> What to do: Exactly retype the lines from the top of the data through the line containing "(date) at (957,725)", leaving out every picture.

──────── Material provided

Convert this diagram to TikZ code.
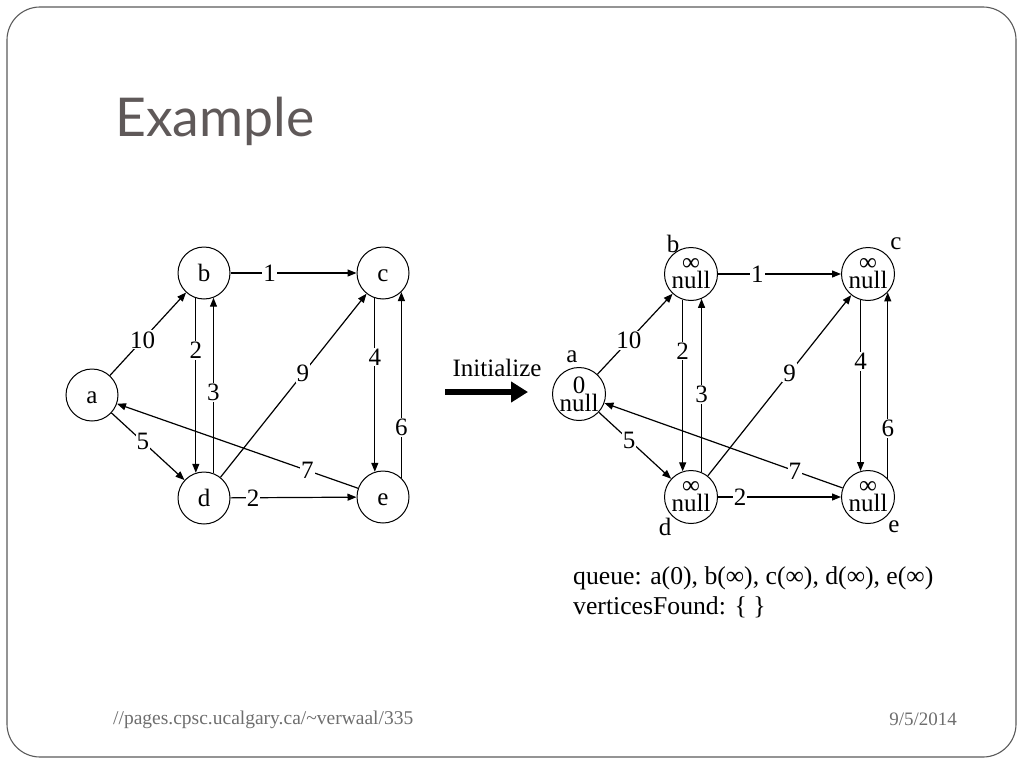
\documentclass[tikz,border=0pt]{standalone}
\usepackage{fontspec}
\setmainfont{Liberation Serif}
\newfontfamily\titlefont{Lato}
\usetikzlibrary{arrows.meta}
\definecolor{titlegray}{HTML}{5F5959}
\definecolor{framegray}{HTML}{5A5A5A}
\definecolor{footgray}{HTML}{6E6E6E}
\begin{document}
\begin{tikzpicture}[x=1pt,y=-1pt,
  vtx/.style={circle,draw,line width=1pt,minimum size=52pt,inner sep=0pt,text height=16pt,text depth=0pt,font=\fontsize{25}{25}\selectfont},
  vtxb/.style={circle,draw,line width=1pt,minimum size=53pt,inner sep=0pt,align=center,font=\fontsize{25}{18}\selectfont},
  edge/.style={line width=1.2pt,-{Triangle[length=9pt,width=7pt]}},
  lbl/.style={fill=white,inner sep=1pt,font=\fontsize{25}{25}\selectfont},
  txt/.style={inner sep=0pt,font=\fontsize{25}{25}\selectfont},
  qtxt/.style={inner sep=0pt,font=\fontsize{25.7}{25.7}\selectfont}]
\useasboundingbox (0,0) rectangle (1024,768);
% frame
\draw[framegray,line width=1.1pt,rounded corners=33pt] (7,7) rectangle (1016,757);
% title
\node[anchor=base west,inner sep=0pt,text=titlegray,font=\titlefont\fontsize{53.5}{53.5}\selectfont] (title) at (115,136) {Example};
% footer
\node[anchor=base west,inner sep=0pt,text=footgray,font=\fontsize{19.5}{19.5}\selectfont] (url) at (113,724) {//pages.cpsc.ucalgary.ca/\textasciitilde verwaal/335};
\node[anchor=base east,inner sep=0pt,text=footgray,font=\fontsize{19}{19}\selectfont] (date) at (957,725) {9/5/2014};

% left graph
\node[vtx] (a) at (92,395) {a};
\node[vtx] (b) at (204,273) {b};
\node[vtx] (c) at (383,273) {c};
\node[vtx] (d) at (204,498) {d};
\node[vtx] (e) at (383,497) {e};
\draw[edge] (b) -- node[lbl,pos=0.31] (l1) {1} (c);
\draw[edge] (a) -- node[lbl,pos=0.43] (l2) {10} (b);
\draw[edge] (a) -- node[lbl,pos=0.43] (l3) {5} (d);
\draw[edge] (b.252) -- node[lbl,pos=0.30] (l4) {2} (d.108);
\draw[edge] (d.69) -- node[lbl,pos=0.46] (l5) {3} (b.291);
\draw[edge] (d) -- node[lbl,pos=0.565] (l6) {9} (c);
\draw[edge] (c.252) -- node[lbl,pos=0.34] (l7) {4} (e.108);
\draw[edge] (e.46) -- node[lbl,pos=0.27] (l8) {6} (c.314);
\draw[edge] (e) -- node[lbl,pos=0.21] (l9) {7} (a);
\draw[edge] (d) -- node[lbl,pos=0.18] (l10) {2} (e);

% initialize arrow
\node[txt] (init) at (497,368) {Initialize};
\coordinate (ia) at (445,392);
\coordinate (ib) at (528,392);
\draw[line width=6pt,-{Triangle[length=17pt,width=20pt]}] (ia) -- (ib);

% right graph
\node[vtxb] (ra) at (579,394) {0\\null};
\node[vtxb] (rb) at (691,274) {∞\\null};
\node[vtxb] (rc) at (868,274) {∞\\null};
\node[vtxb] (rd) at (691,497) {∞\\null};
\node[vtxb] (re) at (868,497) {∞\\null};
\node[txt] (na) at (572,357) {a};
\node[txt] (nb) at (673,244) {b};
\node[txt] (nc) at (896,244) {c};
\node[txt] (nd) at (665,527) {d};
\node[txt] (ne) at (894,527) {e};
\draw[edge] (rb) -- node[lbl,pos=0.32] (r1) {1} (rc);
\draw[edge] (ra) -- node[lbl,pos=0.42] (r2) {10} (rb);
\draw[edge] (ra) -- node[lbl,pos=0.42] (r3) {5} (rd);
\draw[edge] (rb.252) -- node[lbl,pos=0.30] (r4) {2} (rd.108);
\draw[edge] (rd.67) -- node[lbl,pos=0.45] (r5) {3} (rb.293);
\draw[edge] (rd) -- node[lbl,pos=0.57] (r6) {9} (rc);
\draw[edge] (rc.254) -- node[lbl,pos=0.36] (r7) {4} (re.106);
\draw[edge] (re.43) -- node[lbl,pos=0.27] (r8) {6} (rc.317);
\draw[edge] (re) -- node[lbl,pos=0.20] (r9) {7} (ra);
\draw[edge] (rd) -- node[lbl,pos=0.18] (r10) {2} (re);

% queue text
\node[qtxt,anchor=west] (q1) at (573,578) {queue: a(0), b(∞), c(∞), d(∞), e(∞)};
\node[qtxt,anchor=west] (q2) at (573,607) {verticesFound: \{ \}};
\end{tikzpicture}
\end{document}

────────────────

> Result of the exercise:
Convert this diagram to TikZ code.
\documentclass[tikz,border=0pt]{standalone}
\usepackage{fontspec}
\setmainfont{Liberation Serif}
\newfontfamily\titlefont{Lato}
\usetikzlibrary{arrows.meta}
\definecolor{titlegray}{HTML}{5F5959}
\definecolor{framegray}{HTML}{5A5A5A}
\definecolor{footgray}{HTML}{6E6E6E}
\begin{document}
\begin{tikzpicture}[x=1pt,y=-1pt,
  vtx/.style={circle,draw,line width=1pt,minimum size=52pt,inner sep=0pt,text height=16pt,text depth=0pt,font=\fontsize{25}{25}\selectfont},
  vtxb/.style={circle,draw,line width=1pt,minimum size=53pt,inner sep=0pt,align=center,font=\fontsize{25}{18}\selectfont},
  edge/.style={line width=1.2pt,-{Triangle[length=9pt,width=7pt]}},
  lbl/.style={fill=white,inner sep=1pt,font=\fontsize{25}{25}\selectfont},
  txt/.style={inner sep=0pt,font=\fontsize{25}{25}\selectfont},
  qtxt/.style={inner sep=0pt,font=\fontsize{25.7}{25.7}\selectfont}]
\useasboundingbox (0,0) rectangle (1024,768);
% frame
\draw[framegray,line width=1.1pt,rounded corners=33pt] (7,7) rectangle (1016,757);
% title
\node[anchor=base west,inner sep=0pt,text=titlegray,font=\titlefont\fontsize{53.5}{53.5}\selectfont] (title) at (115,136) {Example};
% footer
\node[anchor=base west,inner sep=0pt,text=footgray,font=\fontsize{19.5}{19.5}\selectfont] (url) at (113,724) {//pages.cpsc.ucalgary.ca/\textasciitilde verwaal/335};
\node[anchor=base east,inner sep=0pt,text=footgray,font=\fontsize{19}{19}\selectfont] (date) at (957,725) {9/5/2014};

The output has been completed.